Everyday Shame (Paper)
Rachael Miller
Jean Paul Sartre's 'Being and Nothingness' describes what it means to have an experience of shame, both for the Self and the Other. Sartre uses this description as a launching pad to claim that far from providing its own justification for its existence, the Self is determined by the Other. Is this assertion, however, necessarily a reasonable one? In this essay, I demonstrate that the answer to that question is ‘no.’ By providing a more in-depth description of Sartre’s account of the interaction with the Other, I show that the shame the Self experiences is not a reflection of the Other’s judgement, but a conditioned response to the Self’s intentional wrongdoing. I then employ Martin Heidegger’s concept of Das Man in conjunction with Jeremy Bentham's Panopticon to ultimately assert that shame’s true origin is as a self-enforced and mutually-policed political tool meant to encourage complacency among citizens of a state.
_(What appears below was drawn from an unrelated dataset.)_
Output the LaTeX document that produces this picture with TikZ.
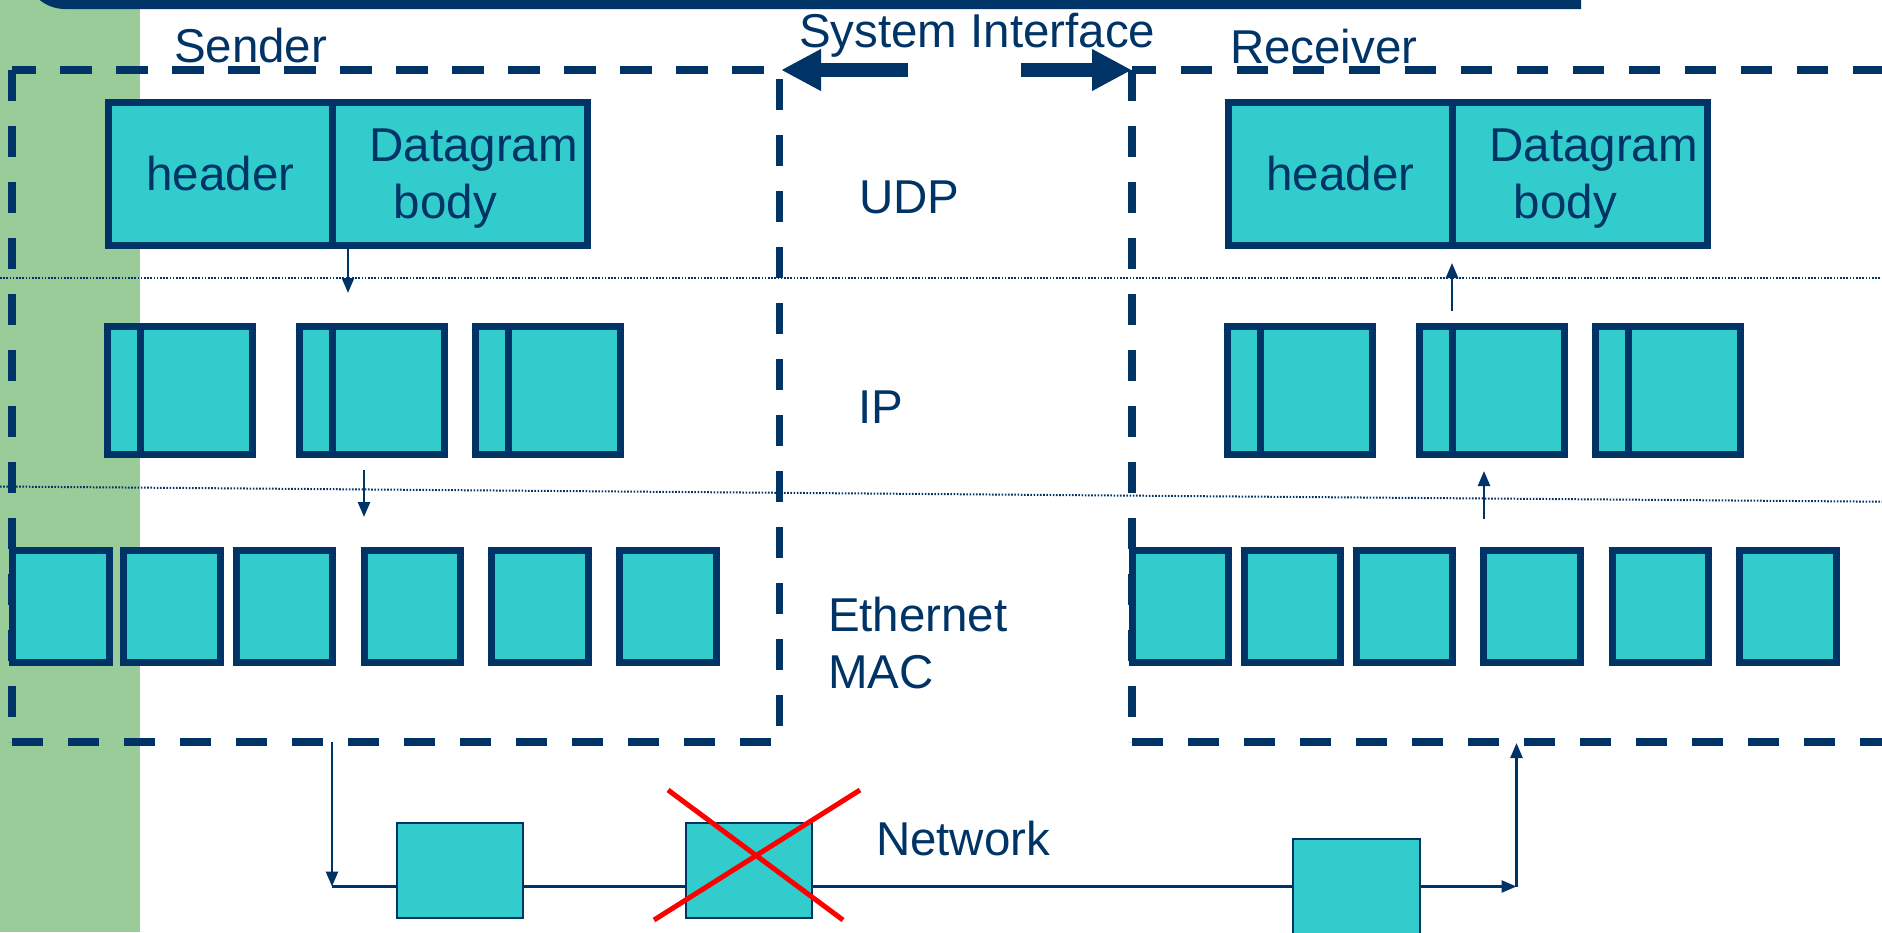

Existentialism Paper Panel (Paper)
Alex Farley
Sartre’s construction of shame involves one subject temporarily reducing another to the status of an ‘object’; however, this subject still remains a free consciousness and is thus able to flip the dynamic on ‘the other’ to cast off shame. In contrast, with Fanon’s dynamic of oppression, in which subjecthood is destroyed, oppression cannot be reversed. This reversal, as explained by Gordon Lewis, is impossible due to the elevation of the oppressor to a God-like status. While Sartre’s construction is inadequate, he does make an important observation, that the emotion that one feels in the face of an eternal subject is fear. Combining this idea with Gordon’s duality of personhood yields the conclusion that in a society of oppression, shame is transformed to fear in oppressed individuals. I conclude by emphasizing the need of empowered individuals coming together to reform the status quo and embrace the role of being an ally.